Varela revokes Martinelli pardons, thanks activists
PRESIDENT JUAN CARLOS VARELA has revoked the 355 pardons granted by the former president Ricardo Martinelli in the last six days of his management and has praised praised the note that a group of lawyers deliveredd to the Presidency in early July, seeking the revocation .
The statement comes in the August 14 Executive Order 472, in which Varela and Minister of Government, Milton Henriquez, overuled pardons issued by Martinelli and Alma Cortés, acting as a government minister in charge.
Varela and Henriquez acknowledged the lawyers request “in the exercise of the right of petition enshrined in Article 41 of the Constitution.”

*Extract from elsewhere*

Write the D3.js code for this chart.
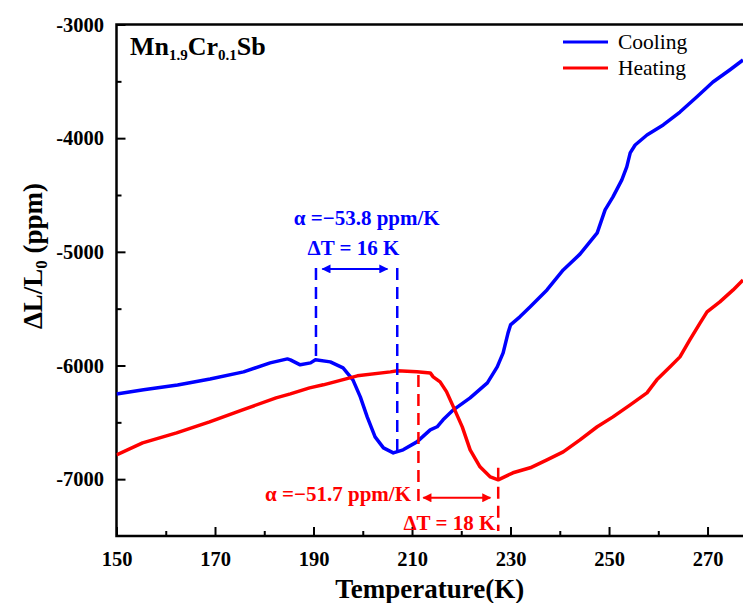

Lawyers and activists Giulia De Sanctis and Magaly Castillo, chief executive of the Citizens Alliance for Justice personally delivered notes on July 8.
The group said that Law No. 38 of 2000 “states that pardons may be revoked because they were issued without jurisdiction to do so.”
The revocation of the pardons came the same day a group of civil society organizations complained at a hearing of the Inter-American Commission on Human Rights (IACHR), which met in Mexico, and in which Castillo participated
After hearing the complaint, at the hearing one of the members of the Commission indicated that the pardons left many crimes unpunished.
At that hearing it was recalled that the pardons involving over 100 victims of different crimes, not one of them political.